Increasing the number of GS worker threads doesn't have a positive impact. Increasing the number of simultaneous websocket requests permitted (a client setting) also does not help. Oddly, an unbounded number of concurrent websocket requests results in data failing to be inserted without any HTTP error message responses.
The working theory is that gremlin server's bottleneck is evaluation of the Gremlin commands (g.addV, etc). Does anyone have experience getting high ingest rates using the websocket plugin or is it necessary for me to write my own JVM langauge plugin that works on binary data to avoid parsing and evaluation of strings?
EDIT: The scripts are batches of up to 100 statements of either vertex insertions or edge/vertex/edge insertions:
The vertex insertions:
graph.addVertex(label, tyParam, 'ident', vertexName, param1, val1, param2, val2 ...) ;
graph.addVertex(...) ;
...
For triples of edge, vertex, edge:
edgeNode = graph.addVertex(...) ;
g.V().has('ident',var).next().addEdge(var2,edgeNode) ;
edgeNode.addEdge(var3, g.V().has('ident',var4).next())
'ident' is node indexed so that .has should be fast.
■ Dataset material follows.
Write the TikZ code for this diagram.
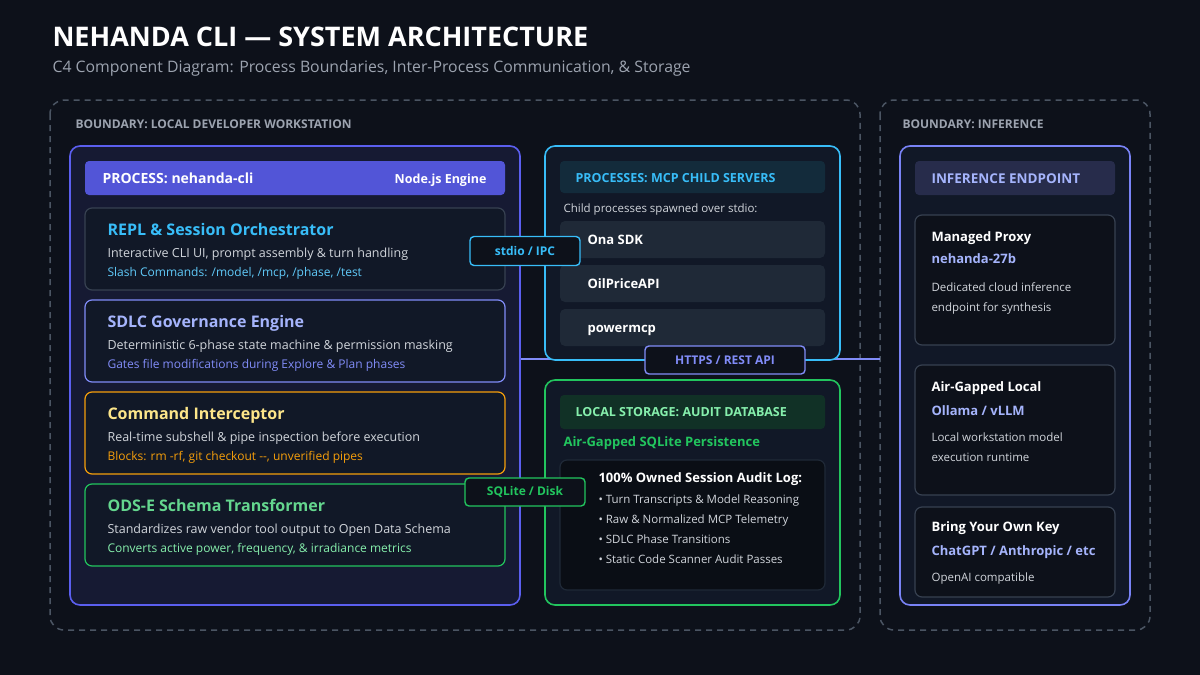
\documentclass[tikz,border=0pt]{standalone}
\usepackage{fontspec}
\setmainfont{Open Sans}
\usetikzlibrary{positioning}
\definecolor{bg}{HTML}{0D111A}
\definecolor{dash}{HTML}{4B5563}
\definecolor{procblue}{HTML}{5B5FEF}
\definecolor{procfill}{HTML}{161A33}
\definecolor{cardfill}{HTML}{111827}
\definecolor{cardline}{HTML}{374151}
\definecolor{cyanc}{HTML}{38BDF8}
\definecolor{indigoc}{HTML}{818CF8}
\definecolor{indigol}{HTML}{A5B4FC}
\definecolor{orangec}{HTML}{F59E0B}
\definecolor{yellowc}{HTML}{FDE68A}
\definecolor{greenc}{HTML}{22C55E}
\definecolor{greenl}{HTML}{86EFAC}
\definecolor{txt}{HTML}{D1D5DB}
\definecolor{mut}{HTML}{9CA3AF}
\definecolor{rowfill}{HTML}{1F2937}
\tikzset{
  boundary/.style={draw=dash, dashed, line width=1.5pt, dash pattern=on 6pt off 5pt, rounded corners=14pt},
  box/.style={line width=1.6pt, rounded corners=10pt},
  card/.style={line width=1.2pt, rounded corners=7pt, fill=cardfill},
  blabel/.style={anchor=base west, text=mut, font=\bfseries\fontsize{12}{12}\selectfont},
  ctitle/.style={anchor=base west, font=\bfseries\fontsize{16}{16}\selectfont},
  cdesc/.style={anchor=base west, text=txt, font=\fontsize{12.5}{13}\selectfont},
  csub/.style={anchor=base west, font=\fontsize{12}{12}\selectfont},
  hdr/.style={anchor=base west, font=\bfseries\fontsize{12.5}{13}\selectfont},
  item/.style={anchor=base west, text=white, font=\bfseries\fontsize{13}{13}\selectfont},
  small/.style={anchor=base west, text=txt, font=\fontsize{11.5}{12}\selectfont},
  link/.style={draw=#1, fill=bg, line width=1.4pt, rounded corners=4pt, text=#1, font=\bfseries\fontsize{12}{12}\selectfont, inner sep=0pt}
}
\begin{document}
\begin{tikzpicture}[x=1pt, y=-1pt]
  \fill[bg] (0,0) rectangle (1200,675);
  \useasboundingbox (0,0) rectangle (1200,675);
  \node[anchor=base west, text=white, font=\bfseries\fontsize{27}{27}\selectfont] (title) at (49,46) {NEHANDA CLI — SYSTEM ARCHITECTURE};
  \node[anchor=base west, text=mut, font=\fontsize{15.8}{16}\selectfont] (subtitle) at (49,72) {C4 Component Diagram: Process Boundaries, Inter-Process Communication, \& Storage};
  % boundaries
  \draw[boundary] (50,100) rectangle (860,630);
  \draw[boundary] (880,100) rectangle (1150,630);
  \node[blabel] at (72,128) {BOUNDARY: LOCAL DEVELOPER WORKSTATION};
  \node[blabel] at (899,128) {BOUNDARY: INFERENCE};
  % https link line
  \coordinate (cli east) at (520,359);
  \coordinate (inf west) at (880,359);
  \draw[indigoc, line width=2.5pt] (cli east) -- (inf west);
  % process nehanda-cli
  \draw[box, draw=procblue, fill=procfill] (70,146) rectangle (520,605);
  \fill[procblue!90!black, rounded corners=4pt] (85,161) rectangle (505,195);
  \node[hdr, text=white, font=\bfseries\fontsize{14}{14}\selectfont] at (99,183) {PROCESS: nehanda-cli};
  \node[anchor=base east, text=white, font=\bfseries\fontsize{12.5}{13}\selectfont] at (490,183) {Node.js Engine};
  \draw[card, draw=cardline] (85,208) rectangle (505,290);
  \node[ctitle, text=cyanc] at (104,235) {REPL \& Session Orchestrator};
  \node[cdesc] at (104,257) {Interactive CLI UI, prompt assembly \& turn handling};
  \node[csub, text=cyanc!80!white] at (104,276) {Slash Commands: /model, /mcp, /phase, /test};
  \draw[card, draw=indigoc] (85,300) rectangle (505,382);
  \node[ctitle, text=indigol] at (104,327) {SDLC Governance Engine};
  \node[cdesc] at (104,349) {Deterministic 6-phase state machine \& permission masking};
  \node[csub, text=indigoc] at (104,368) {Gates file modifications during Explore \& Plan phases};
  \draw[card, draw=orangec] (85,392) rectangle (505,474);
  \node[ctitle, text=yellowc] at (104,419) {Command Interceptor};
  \node[cdesc] at (104,441) {Real-time subshell \& pipe inspection before execution};
  \node[csub, text=orangec] at (104,460) {Blocks: rm -rf, git checkout -{}-, unverified pipes};
  \draw[card, draw=greenc] (85,484) rectangle (505,566);
  \node[ctitle, text=greenc!70!white] at (104,511) {ODS-E Schema Transformer};
  \node[cdesc] at (104,533) {Standardizes raw vendor tool output to Open Data Schema};
  \node[csub, text=greenl] at (104,552) {Converts active power, frequency, \& irradiance metrics};
  % mcp child servers
  \draw[box, draw=cyanc, fill=cardfill] (545,146) rectangle (840,360);
  \fill[cyanc!15!bg, rounded corners=4pt] (560,161) rectangle (825,193);
  \node[hdr, text=cyanc] at (572,182) {PROCESSES: MCP CHILD SERVERS};
  \node[small] at (560,212) {Child processes spawned over stdio:};
  \foreach \y/\name in {221/Ona SDK, 265/OilPriceAPI, 309/powermcp} {
    \fill[rowfill, rounded corners=5pt] (560,\y) rectangle (825,\y+37);
    \node[item] at (584,\y+23) {\name};
  }
  % local storage
  \draw[box, draw=greenc, fill=cardfill] (545,380) rectangle (840,605);
  \fill[greenc!18!bg, rounded corners=4pt] (560,395) rectangle (825,429);
  \node[hdr, text=greenl] at (572,416) {LOCAL STORAGE: AUDIT DATABASE};
  \node[hdr, text=greenc, font=\bfseries\fontsize{13}{13}\selectfont] at (560,446) {Air-Gapped SQLite Persistence};
  \draw[card, draw=rowfill, fill=bg!80!black] (560,460) rectangle (825,590);
  \node[item] at (595,482) {100\% Owned Session Audit Log:};
  \foreach \y/\t in {503/Turn Transcripts \& Model Reasoning, 523/Raw \& Normalized MCP Telemetry, 543/SDLC Phase Transitions, 563/Static Code Scanner Audit Passes}
    \node[small] at (595,\y) {• \t};
  % inference endpoint
  \draw[box, draw=indigoc!80!procblue, fill=cardfill] (900,146) rectangle (1130,605);
  \fill[indigoc!22!bg, rounded corners=4pt] (915,161) rectangle (1115,195);
  \node[hdr, text=indigol, font=\bfseries\fontsize{13.5}{14}\selectfont] at (928,183) {INFERENCE ENDPOINT};
  \draw[card, draw=cardline, fill=bg] (915,215) rectangle (1115,345);
  \node[item] at (928,241) {Managed Proxy};
  \node[item, text=indigol] at (928,263) {nehanda-27b};
  \node[small] at (928,291) {Dedicated cloud inference};
  \node[small] at (928,311) {endpoint for synthesis};
  \draw[card, draw=cardline, fill=bg] (915,365) rectangle (1115,495);
  \node[item] at (928,391) {Air-Gapped Local};
  \node[item, text=indigol] at (928,415) {Ollama / vLLM};
  \node[small] at (928,441) {Local workstation model};
  \node[small] at (928,461) {execution runtime};
  \draw[card, draw=cardline, fill=bg] (915,507) rectangle (1115,597);
  \node[item] at (928,531) {Bring Your Own Key};
  \node[item, text=indigol] at (928,555) {ChatGPT / Anthropic / etc};
  \node[small] at (928,581) {OpenAI compatible};
  % link labels
  \node[link=cyanc, minimum width=110pt, minimum height=29pt] (ipc) at (525,251) {stdio / IPC};
  \node[link=indigoc, minimum width=160pt, minimum height=28pt] (rest) at (725,360) {HTTPS / REST API};
  \node[link=greenc, minimum width=120pt, minimum height=28pt] (disk) at (525,492) {SQLite / Disk};
\end{tikzpicture}
\end{document}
Sadly, the dataset includes edges for sources or destinations that do not exist, causing "FastNoSuchElementException" errors. In error cases we split the set of statements in half and retry the script as two smaller insertion attempts. For example, a script of 50 edge/vertex/edge insertion statements failing becomes two scripts of 25 and this process continues all the way down to a script with a single e/v/e insertion where any failure is ignored.
N.B. I'm using Titan 1.0.